Passable lookalike Ginnifer Goodwin (Big Love, Once Upon a Time) played Jacqueline Kennedy and both actors struggled admirably against the kind of made-for-TV script that can't resist a bit of heavy foreshadowing. There was one notably clunky conversation in which the First Lady told the President: “The one thing I could never bear is to lose you,” and he told her, “I want to you be very careful around that Onassis character.” Ah, if only they knew...
Unlike the Oliver Stone film on which many base their “knowledge” of this period, Killing Kennedy stuck rigidly to the Warren Commission orthodoxy, and yet still offered a new angle. While the events in JFK's life between 1959 and his death are the stuff of history lessons, what's less well known is how Lee Harvey Oswald spent those same years.
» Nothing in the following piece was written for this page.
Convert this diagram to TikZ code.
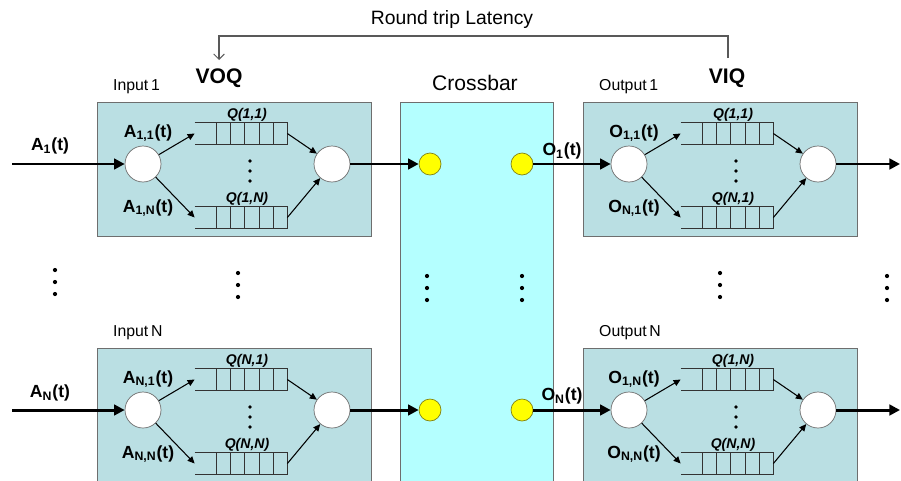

While JFK was preparing to announce his candidacy for president, we saw Oswald in Moscow, attempting to renounce his US citizenship; and when the Kennedys were mourning the death of their baby son Patrick, the Oswalds were welcoming a second daughter into the world; and on 25 November, when JFK was receiving a state funeral, attended by thousands, Oswald was buried also, with so few mourners that reporters had to be recruited as pall bearers. It was the cumulative effect of these parallels, rather than any particular scene, which got closest to explaining the inexplicable: what really happened that day.
Tony Robinson, at least, has made his peace with the unknowable secrets of history. When your topic is neolithic Britain, you have to, since, as soon became evident in last night's Stonehenge: Walking Through History (Channel 4), nobody really knows anything at all.
Nearly two decades of Time Time means Robinson is already familiar with many of the sites of this week's location, Wiltshire, but as he explained, walking between them is the best way to gain a more intuitive understanding. So, off he trotted, in his best North Face anorak and a nerdy rucksack, meeting with various archaeologists along the way.
They told him that Silbury Hill might have been made by pilgrims bringing baskets of earth from home – or it might not; that West Kennet may have been the site of ancestor worship – or it might not; and that Stonehenge was intended to be approached during the midwinter sunset. Or not. The landscape was so impressive and the mystery so evocative that seeking certainty seemed less and less important.
Instead, Robinson enjoyed Wiltshire's Wicker Man vibe, got involved in a hippie-dippy escapade with some dowsing rods and made time to chat about crop-circle creation with the locals over a pint of warm ale. This episode of Walking Through History was more in touch with 1970s Britain than Stone Age Britain, but no less enjoyable for it.